In him the fullness of God was pleased to dwell. And Christ moves toward- not away- from sinners.
You can become more holy by becoming more merciful: with yourself and others.
In my previous evangelical life, it was always the other direction that was emphasized: God, in his (always his) holiness, is offended by you and your miserable, sinful, inept little self. When Jesus touched a sick person, they said, that sick person must’ve been miraculously healed an instant before Jesus hand actually reached them, because Jesus could never have broken the law by touching a sick person. (Such mental gymnastics!) Then I read Richard Beck say that Jesus was so full of life and health that of course he touched the sick person because Jesus’ life and health overwhelmed and pushed that sickness right out of them.
What a blessing to finally see God’s love and mercy and goodness in a restorative and healing way! And thanks Matt for reminding us of it.
Bryce Harper: Mentoring at 1B
Here’s a really lovely story on The Athletic about Phillies 1B Bryce Harper and his gentle efforts to mentor younger players, even those from opposing teams.
This is why Harper started talking more to opposing players.
“It’s being able to see the human element, as well,” Harper said. “You know how intense I am on the baseball field. I’m a very intense person. But talking to them gets you away from being so intense where it’s just overbearing.”
Over time, he’s become more accessible to his younger teammates. He has frequent talks with Alec Bohm about the mental side of hitting. He wants to be regarded as one of the best ever — and someone who cares.

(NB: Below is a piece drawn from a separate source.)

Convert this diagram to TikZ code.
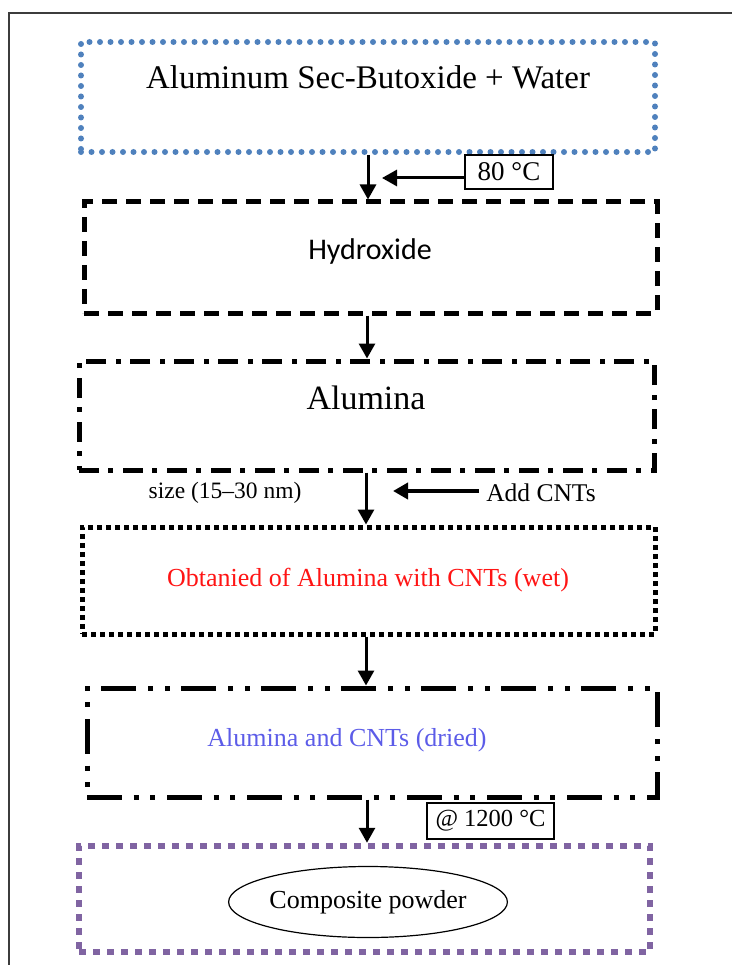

“Obviously, I don’t want to help them when we’re playing against them,” Harper said. “So I think it’s that give and take. But, also, I’m not scared of other players having success. I don’t want them to have success against us. I don’t. But I never want them to not be confident in their ability.
“I want every single guy when they get to the big leagues to really have success and enjoy what they do. Enjoy each moment. Find gratitude in the moment. Find gratitude in the struggle. Find gratitude in the moment of having success. Enjoy the success. Enjoy the struggle, too.”
I’ve always been kind of ambivalent on Harper but I love this. One of the things that gives me hope for the future is seeing increased awareness and empathy across the younger generation. As they say, the kids are alright.